Callista has run through or been relieved of the money she came to London with – and she needs to get home. Broke and desperate, she’s applied for jobs all over London only to be rejected at every turn. The Imperial offers her one last chance, but there’s a catch.
There are several catches. The manager is about to turn her down when Donahue intervenes and forces the man to offer her any job that he believes she will suit. Said manager takes his comeuppance out on Callista by offering her a position as a scullery maid, absolutely no training or introduction to the work at all, and refuses to give her a room in the hotel’s generously provided and reasonably appointed staff quarters. She has a cot in the pantry, no lock on the door and is the butt of every joke and blamed for every spilled drink and broken plate that occurs – even when she’s not near the incident. She consoles herself with the money she’s saving for her passage home.
But her mistreatment at the hands of the staff forces Donahue to intervene. He becomes her knight in well-tailored armor, giving her room, board and spending money while thoroughly cleaning out the staff who were much too willing to harass and abuse one of their colleagues. He also pays for her passage back home and even provides her with chaperons for the journey.
While they are both waiting for that journey to take place, however, they have time. Perhaps a little too much of it. More than enough time to discover that they LIKE each other. Not just that they are attracted to each other, but that they are developing a friendship along with possibly more.
Which they don’t have quite enough time to be sure of – at least not if they’re being sensible. And then there’s that odious toad waiting back in New York to claim Callista as payment of her father’s debts.
Donahue has always been sober and sensible – but this is looking like the one time in his life when he’ll be much better served if he throws caution to the winds.
Escape Rating B: Mr. Donahue’s Total Surrender is a light and frothy historical romance with just enough dark undertones to keep the reader – and the characters – on their toes.
One of the things I really enjoyed about this story is that it is a romance of thoughts and feelings and not body parts. Some of that is the period in which it is set, but I loved the way that the protagonists fall in love through spending time together, talking with each other, and just enjoying each other’s company. I did feel the romance, and we did see them fall for each other, but they’re not using sex to cement the relationship and that worked well.

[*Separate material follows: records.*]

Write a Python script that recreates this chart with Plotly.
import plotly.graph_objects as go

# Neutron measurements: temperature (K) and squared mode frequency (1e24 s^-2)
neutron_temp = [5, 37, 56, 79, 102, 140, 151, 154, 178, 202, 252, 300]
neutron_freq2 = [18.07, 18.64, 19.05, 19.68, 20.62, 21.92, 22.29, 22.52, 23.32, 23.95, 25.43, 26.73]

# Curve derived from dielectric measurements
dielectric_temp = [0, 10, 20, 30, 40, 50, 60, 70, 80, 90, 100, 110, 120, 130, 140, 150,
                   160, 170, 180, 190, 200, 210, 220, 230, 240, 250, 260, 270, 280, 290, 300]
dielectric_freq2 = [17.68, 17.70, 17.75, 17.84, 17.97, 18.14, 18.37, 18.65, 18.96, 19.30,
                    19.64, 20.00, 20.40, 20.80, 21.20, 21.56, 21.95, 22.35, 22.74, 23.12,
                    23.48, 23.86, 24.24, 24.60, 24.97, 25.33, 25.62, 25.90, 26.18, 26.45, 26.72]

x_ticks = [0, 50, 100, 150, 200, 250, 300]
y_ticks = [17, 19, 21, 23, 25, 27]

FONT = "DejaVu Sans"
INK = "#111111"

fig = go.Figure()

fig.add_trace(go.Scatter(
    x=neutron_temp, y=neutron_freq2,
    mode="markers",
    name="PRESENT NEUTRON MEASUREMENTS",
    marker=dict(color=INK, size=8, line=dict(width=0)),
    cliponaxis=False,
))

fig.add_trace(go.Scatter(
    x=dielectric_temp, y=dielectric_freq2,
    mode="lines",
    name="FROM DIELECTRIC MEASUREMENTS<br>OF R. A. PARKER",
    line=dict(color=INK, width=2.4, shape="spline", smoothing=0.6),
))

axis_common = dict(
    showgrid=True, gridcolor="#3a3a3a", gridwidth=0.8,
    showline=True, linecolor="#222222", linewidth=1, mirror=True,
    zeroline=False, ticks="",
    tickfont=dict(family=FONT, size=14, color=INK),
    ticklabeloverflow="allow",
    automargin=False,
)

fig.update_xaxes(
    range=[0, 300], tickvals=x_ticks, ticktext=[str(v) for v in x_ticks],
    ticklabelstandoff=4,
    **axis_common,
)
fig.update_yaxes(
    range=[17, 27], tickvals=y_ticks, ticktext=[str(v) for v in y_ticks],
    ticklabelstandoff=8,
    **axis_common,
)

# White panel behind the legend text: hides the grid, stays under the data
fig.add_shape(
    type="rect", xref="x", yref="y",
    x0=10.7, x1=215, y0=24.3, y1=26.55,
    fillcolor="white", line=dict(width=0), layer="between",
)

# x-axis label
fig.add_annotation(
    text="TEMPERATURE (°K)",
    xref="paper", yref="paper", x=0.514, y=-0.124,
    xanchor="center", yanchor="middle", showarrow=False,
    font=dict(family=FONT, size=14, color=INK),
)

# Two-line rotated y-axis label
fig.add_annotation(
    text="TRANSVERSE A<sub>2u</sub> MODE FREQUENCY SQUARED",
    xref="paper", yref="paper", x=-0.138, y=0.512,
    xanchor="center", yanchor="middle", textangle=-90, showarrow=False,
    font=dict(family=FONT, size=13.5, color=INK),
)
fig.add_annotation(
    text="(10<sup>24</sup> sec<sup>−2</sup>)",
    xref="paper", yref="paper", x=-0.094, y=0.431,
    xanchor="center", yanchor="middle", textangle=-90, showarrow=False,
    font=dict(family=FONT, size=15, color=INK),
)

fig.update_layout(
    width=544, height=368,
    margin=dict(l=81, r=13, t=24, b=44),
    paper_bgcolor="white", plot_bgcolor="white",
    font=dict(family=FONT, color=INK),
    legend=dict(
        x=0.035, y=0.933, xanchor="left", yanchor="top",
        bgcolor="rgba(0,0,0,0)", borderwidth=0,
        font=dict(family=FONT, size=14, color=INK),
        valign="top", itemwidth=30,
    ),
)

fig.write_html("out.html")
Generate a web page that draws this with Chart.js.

I also liked that Donahue is someone who works for a living. Not that he isn’t rich, and not that his family didn’t give him a damn good start with education and money, but he’s not among the idle rich. We’re seeing more of that in historical romance and I like the trend very much.
The thing that kept this book from being a grade A read instead of a B has to do with comeuppances. There weren’t nearly enough of them. There are several circumstances in the story with villains. Not just the staff of the hotel who harass and abuse Callista, but also a titled brother and sister who are just awful and, top of the ugly pile, the odious schemer who hatched the plan to force Callista to marry him. He’s slime. The hotel staff do get their just desserts, but that was too easy. I would want to see the sour expressions on the part of those awful siblings at the wedding, and I especially wanted to know that Mr. Odious New York got at least a sliver of what should be coming to him. That we don’t discover what happened to him or even just his reaction at getting thwarted felt like a missed opportunity for a bit of catharsis.
But I had a ball – even if there is no actual ball – with Mr. Donahue, Miss Faulkner, and their total surrender to each other.